On October 5, 2020, Champion, Metcalf and JAU became aware that Senior leased a vehicle from Honda Lease Trust (“Honda”) after pulling a TransUnion credit report. D. 65 ¶ 58; D. 64-8 at 60-61. On October 9, 2020, Export brought the Mini Cooper back to the Espinosas' residence and immediately towed, in the presence of a uniformed and armed MCO constable, a Honda Accord from the private driveway of the property. D. 65 ¶¶ 55, 57. Honda owned the vehicle and was listed as the owner on its Massachusetts Registry of Motor Vehicles (“RMV”) Certificate of Registration. D. 65 ¶ 56; D. 64-15.
On October 13, 2020, Honda's attorney advised Metcalf and JAU that this was a leased vehicle which could not be seized to satisfy a judgment. D. 65 ¶ 59; D. 64-8 at 68-69. On October 21, 2020, JAU called Junior to tell him that the Honda Accord was being released. Id. ¶ 60. Abelli instructed Export that Senior was responsible for paying all towing and storage charges associated with the seizure of the Honda Accord. D. 65 ¶ 61. Senior and Junior drove approximately forty minutes to Export's tow yard to retrieve the vehicle. D. 65 ¶ 65. About five minutes away from the tow yard, Junior called Export to let them know they would be arriving shortly and an Export representative advised the Espinosas that they would first have to pay towing and storage fees for the vehicle. Id. ¶ 67.
According to the Espinosas, Senior wanted to retrieve the Honda Accord, but could not afford to pay the towing and storage fees that Export required, so they returned home before arriving at the tow yard. Id. ¶ 68. Defendants contend instead that Senior abandoned the vehicle upon learning of the towing and storage charges, telling Export to “keep [the Honda Accord], not my problem.” See D. 73 ¶ 17; D. 64-10 at 91.
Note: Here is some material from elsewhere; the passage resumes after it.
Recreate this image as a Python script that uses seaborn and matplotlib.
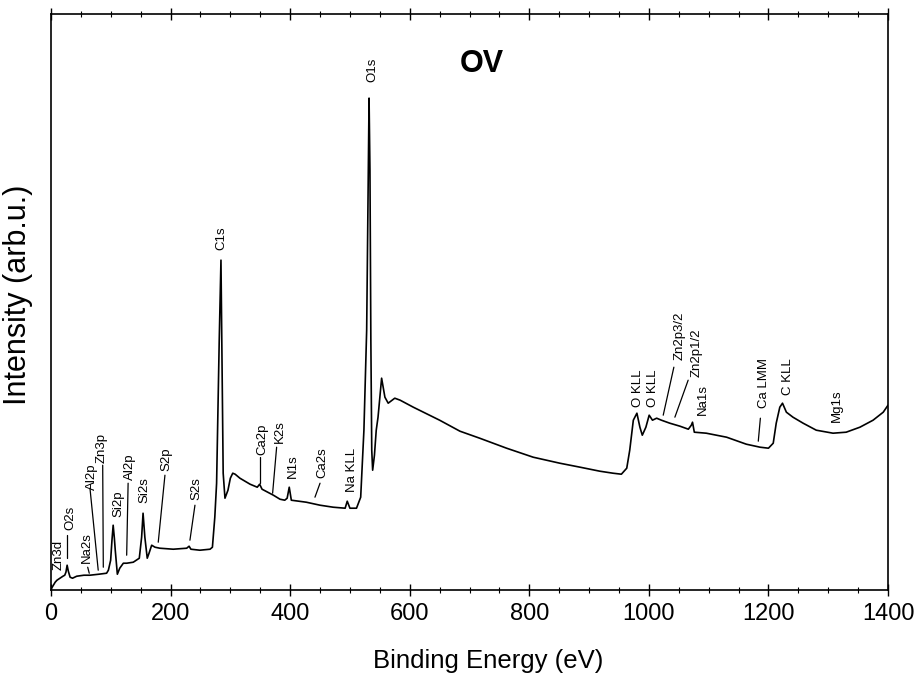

On December 30, 2020, Export had a Notice of Abandoned Vehicle issued to Senior and Honda, threatening to sell the Honda Accord if $3,253 (and continuing to accrue at $35 per day) was not paid to Export for towing and storage fees. D. 65 ¶ 76; D. 64-24. The Espinosas demanded that Metcalf and JAU return the Honda Accord in a January 5, 2021 Chapter 93A demand letter. D. 64-19 at 5. The Honda Accord remained in Export's tow yard until it was returned to the Espinosas' residence on May 1, 2021. D. 65 ¶ 70.
IV. Procedural History
As noted above, the portion of the motion that remains for the Court's consideration is the Espinosas' partial motion for summary judgment as to Counts I, IV, V, VI, IX and X, which the only remaining Defendants, Champion, Metcalf and JAU, oppose. The Court heard the parties on this pending motion on September 7, 2022 and took the matter under advisement. D. 90.
V. Discussion
A. The Espinosas' Section 1692f Claims Against Metcalf, Champion and JAU (Counts I, IV and VI)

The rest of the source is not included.